Convective instabilities of Maxwell-Cattaneo fluids

Motivated by the need to understand better the dynamics of non-Fourier fluids, we examine the linear and weakly nonlinear stabilities of a horizontal layer of fluid obeying the Maxwell-Cattaneo relationship of heat flux and temperature using three different forms of the time derivative of the heat flux. Linear stability mode regime diagrams in the parameter plane have been established and used to summarize the linear instabilities. The energy balance of the system is used to identify the mechanism by which the Maxwell-Cattaneo effect (i) introduces overstability, (ii) leads to preferred stationary modes with the critical Rayleigh and wavelengths either both increasing or both decreasing, (iii) gives rise to instabilities in a layer heated from above, and (iv) enhances heat transfer.

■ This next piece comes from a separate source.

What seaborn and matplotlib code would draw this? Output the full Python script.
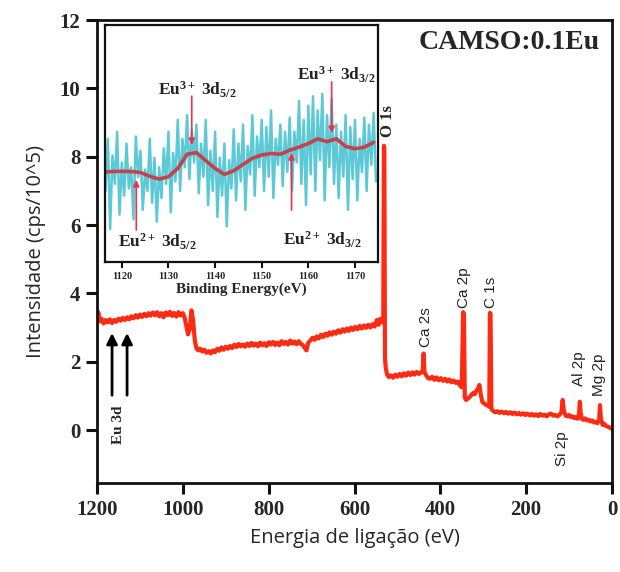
import numpy as np
import pandas as pd
import matplotlib
matplotlib.use("Agg")
import matplotlib.pyplot as plt
import seaborn as sns

# ---- XPS survey spectrum (binding energy in eV, intensity in cps/10^5) ----
survey_energy = [
    1200, 1197, 1193, 1189, 1185, 1180, 1175, 1170, 1165, 1160, 1155, 1150, 1145, 1140,
    1135, 1130, 1125, 1120, 1115, 1110, 1105, 1100, 1095, 1090, 1085, 1080, 1075, 1070,
    1065, 1060, 1055, 1050, 1045, 1040, 1035, 1030, 1025, 1020, 1015, 1010, 1005, 1000,
    996, 992, 988, 984, 980, 976, 972, 968, 964, 960, 955, 950, 945, 940, 935, 930, 925,
    920, 915, 910, 905, 900, 895, 890, 885, 880, 875, 870, 865, 860, 855, 850, 845, 840,
    835, 830, 825, 820, 815, 810, 805, 800, 795, 790, 785, 780, 775, 770, 765, 760, 755,
    750, 745, 740, 735, 730, 725, 720, 716, 712, 708, 703, 698, 693, 688, 683, 678, 673,
    668, 663, 658, 653, 648, 643, 638, 633, 628, 623, 618, 613, 608, 603, 598, 593, 588,
    583, 578, 573, 568, 563, 558, 553, 548, 544, 540, 536, 533, 531.5, 530.5, 529, 527,
    524, 520, 515, 510, 505, 500, 495, 490, 485, 480, 475, 470, 465, 460, 455, 450, 445,
    441, 439, 437, 433, 429, 424, 419, 414, 409, 404, 399, 394, 389, 384, 379, 374, 369,
    364, 359, 354, 350, 347, 345, 343, 340, 336, 332, 328, 324, 320, 316, 312, 309, 306,
    302, 298, 294, 290, 286, 284.5, 283, 281, 277, 272, 267, 262, 257, 252, 247, 242, 237,
    232, 227, 222, 217, 212, 207, 202, 197, 192, 187, 182, 177, 172, 167, 162, 157, 152,
    147, 142, 137, 132, 127, 122, 118, 115, 112, 108, 104, 100, 96, 92, 88, 84, 80, 77,
    75, 73, 70, 66, 62, 58, 54, 50, 46, 42, 38, 34, 30, 28, 26, 22, 18, 14, 10, 6, 3, 0,
]
survey_intensity = [
    3.30, 3.45, 3.18, 3.25, 3.12, 3.22, 3.15, 3.24, 3.13, 3.22, 3.17, 3.26, 3.20, 3.28,
    3.22, 3.30, 3.24, 3.33, 3.27, 3.36, 3.29, 3.38, 3.31, 3.40, 3.33, 3.42, 3.35, 3.44,
    3.36, 3.45, 3.33, 3.42, 3.30, 3.44, 3.36, 3.46, 3.34, 3.43, 3.32, 3.45, 3.35, 3.42,
    3.30, 3.05, 2.80, 2.95, 3.50, 3.20, 2.60, 2.38, 2.33, 2.38, 2.30, 2.35, 2.26, 2.31, 2.24, 2.33, 2.28,
    2.38, 2.32, 2.42, 2.35, 2.44, 2.38, 2.46, 2.40, 2.50, 2.43, 2.52, 2.45, 2.50, 2.44, 2.53, 2.46, 2.55,
    2.47, 2.53, 2.45, 2.56, 2.48, 2.54, 2.46, 2.57, 2.50, 2.58, 2.49, 2.56, 2.48, 2.60, 2.52, 2.58, 2.50,
    2.62, 2.53, 2.59, 2.51, 2.60, 2.52, 2.48, 2.40, 2.33, 2.55, 2.62, 2.70, 2.64, 2.74, 2.68, 2.79, 2.72,
    2.82, 2.76, 2.86, 2.79, 2.88, 2.82, 2.92, 2.85, 2.95, 2.88, 2.97, 2.90, 3.00, 2.93, 3.02, 2.95, 3.05,
    2.97, 3.06, 2.99, 3.08, 3.00, 3.10, 3.03, 3.22, 3.08, 3.25, 3.15, 3.35, 8.32, 8.20, 2.10, 1.80,
    1.62, 1.55, 1.60, 1.53, 1.62, 1.56, 1.64, 1.57, 1.66, 1.59, 1.68, 1.61, 1.69, 1.62, 1.70, 1.64, 1.68,
    1.75, 2.24, 1.70, 1.60, 1.52, 1.50, 1.56, 1.47, 1.54, 1.46, 1.52, 1.44, 1.50, 1.42, 1.48, 1.40, 1.45,
    1.38, 1.42, 1.30, 1.25, 3.45, 3.40, 0.95, 0.88, 0.92, 0.96, 1.02, 1.08, 1.05, 1.15, 1.22, 1.32, 1.05,
    0.82, 0.78, 0.74, 0.72, 0.68, 3.43, 3.40, 0.62, 0.56, 0.52, 0.55, 0.50, 0.54, 0.49, 0.53, 0.48, 0.52,
    0.47, 0.51, 0.46, 0.50, 0.45, 0.49, 0.44, 0.48, 0.43, 0.47, 0.42, 0.46, 0.41, 0.47, 0.42, 0.45, 0.40,
    0.46, 0.48, 0.42, 0.44, 0.40, 0.45, 0.52, 0.88, 0.55, 0.42, 0.40, 0.44, 0.38, 0.40, 0.35, 0.38, 0.33, 0.45,
    0.83, 0.50, 0.32, 0.30, 0.34, 0.28, 0.30, 0.25, 0.28, 0.22, 0.24, 0.20, 0.30, 0.73, 0.35, 0.15, 0.18, 0.12,
    0.10, 0.08, 0.05, 0.04,
]

# ---- Eu 3d high-resolution region (inset, arbitrary units) ----
eu_raw = [
    0.30, 0.52, 0.14, 0.45, 0.33, 0.55, 0.20, 0.42, 0.28, 0.50, 0.31, 0.40, 0.18, 0.53,
    0.36, 0.47, 0.22, 0.39, 0.30, 0.52, 0.25, 0.44, 0.17, 0.40, 0.27, 0.48, 0.33, 0.55,
    0.21, 0.46, 0.34, 0.60, 0.30, 0.52, 0.40, 0.62, 0.35, 0.56, 0.42, 0.58, 0.29, 0.50,
    0.36, 0.60, 0.24, 0.47, 0.30, 0.55, 0.19, 0.44, 0.28, 0.50, 0.15, 0.43, 0.31, 0.56,
    0.26, 0.50, 0.34, 0.58, 0.22, 0.49, 0.37, 0.62, 0.28, 0.53, 0.40, 0.60, 0.30, 0.57,
    0.36, 0.64, 0.27, 0.52, 0.41, 0.58, 0.32, 0.55, 0.38, 0.61, 0.30, 0.55, 0.42, 0.68,
    0.33, 0.60, 0.24, 0.66, 0.37, 0.70, 0.30, 0.64, 0.43, 0.71, 0.26, 0.62, 0.40, 0.69,
    0.33, 0.58, 0.27, 0.55, 0.36, 0.62, 0.22, 0.57, 0.35, 0.60, 0.26, 0.52, 0.38, 0.61,
    0.30, 0.58, 0.41, 0.63, 0.34,
]
eu_raw_start, eu_raw_stop = 1116.5, 1174.5

eu_fit_energy = [1116, 1118, 1120, 1122, 1124, 1126, 1128, 1130, 1132, 1134, 1136, 1138,
                 1140, 1142, 1144, 1146, 1148, 1150, 1152, 1154, 1156, 1158, 1160, 1162,
                 1164, 1166, 1168, 1170, 1172, 1174]
eu_fit = [0.380, 0.382, 0.383, 0.382, 0.378, 0.362, 0.350, 0.360, 0.395, 0.455, 0.462, 0.428,
          0.395, 0.370, 0.385, 0.412, 0.438, 0.452, 0.458, 0.455, 0.472, 0.485, 0.500, 0.520,
          0.508, 0.520, 0.488, 0.478, 0.485, 0.505]

# peak labels on the survey: (text, energy, intensity)
survey_peaks = [("Ca 2s", 433, 3.01), ("Ca 2p", 345, 4.16), ("C 1s", 282, 4.04),
                ("Al 2p", 77, 1.81), ("Mg 2p", 30, 1.61), ("Si 2p", 117, -0.56)]
eu3d_arrow_energy = [1165, 1130]

# Eu 3d components: (label, text x, text y, arrow x, arrow tail y, arrow head y)
eu_components = [
    ("Eu$^{3+}$ 3d$_{5/2}$", 1136.1, 0.725, 1135.0, 0.700, 0.494),
    ("Eu$^{3+}$ 3d$_{3/2}$", 1165.9, 0.790, 1165.0, 0.760, 0.544),
    ("Eu$^{2+}$ 3d$_{5/2}$", 1127.6, 0.085, 1123.1, 0.135, 0.346),
    ("Eu$^{2+}$ 3d$_{3/2}$", 1162.9, 0.093, 1156.4, 0.219, 0.460),
]

sns.set_theme(style="ticks")
plt.rcParams["font.family"] = ["DejaVu Sans"]
plt.rcParams["mathtext.fontset"] = "custom"
plt.rcParams["mathtext.rm"] = "Liberation Serif:bold"
plt.rcParams["mathtext.it"] = "Liberation Serif:bold"
plt.rcParams["mathtext.bf"] = "Liberation Serif:bold"
plt.rcParams["mathtext.default"] = "rm"

SERIF = "Liberation Serif"
RED = "#FF2A12"

fig = plt.figure(figsize=(6.2, 5.72), dpi=100)
ax = fig.add_axes([0.1565, 0.1556, 0.8306, 0.8094])

survey = pd.DataFrame({"energy": survey_energy, "intensity": survey_intensity})
sns.lineplot(data=survey, x="energy", y="intensity", ax=ax, color=RED,
             linewidth=3.0, estimator=None, sort=False)

ax.set_xlim(1200, 0)
ax.set_ylim(-1.55, 12)
ax.set_xticks([1200, 1000, 800, 600, 400, 200, 0])
ax.set_yticks([0, 2, 4, 6, 8, 10, 12])
for lab in ax.get_xticklabels() + ax.get_yticklabels():
    lab.set_fontfamily(SERIF)
    lab.set_fontweight("bold")
    lab.set_fontsize(15)
ax.tick_params(axis="both", direction="out", length=8, width=2.2, color="#111111",
               top=False, right=False, pad=4)
for sp in ax.spines.values():
    sp.set_visible(True)
    sp.set_linewidth(2.0)
    sp.set_color("#111111")

ax.set_xlabel("Energia de ligação (eV)", fontfamily="Open Sans", fontsize=14.5, labelpad=6)
ax.set_ylabel("Intensidade (cps/10^5)", fontfamily="Open Sans", fontsize=14.5, labelpad=10)

ax.text(0.977, 0.952, "CAMSO:0.1Eu", transform=ax.transAxes, ha="right", va="center",
        fontfamily=SERIF, fontweight="bold", fontsize=20)

ax.text(522, 9.05, "O 1s", rotation=90, ha="center", va="center",
        fontfamily=SERIF, fontweight="bold", fontsize=12)
for name, e, y in survey_peaks:
    ax.text(e, y, name, rotation=90, ha="center", va="center",
            fontfamily="Liberation Sans", fontsize=11, color="#222222")

for e in eu3d_arrow_energy:
    ax.annotate("", xy=(e, 2.84), xytext=(e, 1.02),
                arrowprops=dict(arrowstyle="-|>", color="black", lw=2.0, mutation_scale=16,
                                shrinkA=0, shrinkB=0))
ax.text(1151, 0.15, "Eu 3d", rotation=90, ha="center", va="center",
        fontfamily=SERIF, fontweight="bold", fontsize=11)

# ---- inset ----
axin = fig.add_axes([0.1694, 0.542, 0.440, 0.414])
raw_energy = np.linspace(eu_raw_start, eu_raw_stop, len(eu_raw))
raw = pd.DataFrame({"energy": raw_energy, "counts": eu_raw})
fit = pd.DataFrame({"energy": eu_fit_energy, "counts": eu_fit})
sns.lineplot(data=raw, x="energy", y="counts", ax=axin, color="#5CC9D6",
             linewidth=1.8, estimator=None, sort=False)
sns.lineplot(data=fit, x="energy", y="counts", ax=axin, color="#C2434C",
             linewidth=2.6, estimator=None, sort=False)
axin.set_xlim(1116.4, 1174.9)
axin.set_ylim(0, 1)
axin.set_yticks([])
axin.set_xticks([1120, 1130, 1140, 1150, 1160, 1170])
for lab in axin.get_xticklabels():
    lab.set_fontfamily(SERIF)
    lab.set_fontsize(7.5)
    lab.set_fontweight("bold")
axin.tick_params(axis="x", direction="out", length=4, width=1.5, pad=3, color="#111111")
for sp in axin.spines.values():
    sp.set_linewidth(1.6)
    sp.set_color("#111111")
axin.set_xlabel("Binding Energy(eV)", fontfamily=SERIF, fontweight="bold", fontsize=11,
                labelpad=1)
axin.set_ylabel("")

for label, tx, ty, axx, y0, y1 in eu_components:
    axin.text(tx, ty, label, ha="center", va="center", fontsize=12.5, color="#222222",
              fontfamily=SERIF, fontweight="bold")
    axin.annotate("", xy=(axx, y1), xytext=(axx, y0),
                  arrowprops=dict(arrowstyle="-|>", color="#F03048", lw=1.2,
                                  mutation_scale=9, shrinkA=0, shrinkB=0))

fig.savefig("out.png", dpi=100)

A formal weakly nonlinear analysis leads to evolution equations for the amplitudes of linear instability modes. It is shown that the amplitude of the stationary mode obeys an equation of the Landau-Stuart type. The two equally excitable overstable modes obey two equations of the same type coupled by an interaction term. The evolution of the different amplitudes leads to supercritical stability, supercritical instability or subcritical instability depending on the model and parameter values. The results are presented in regime diagrams.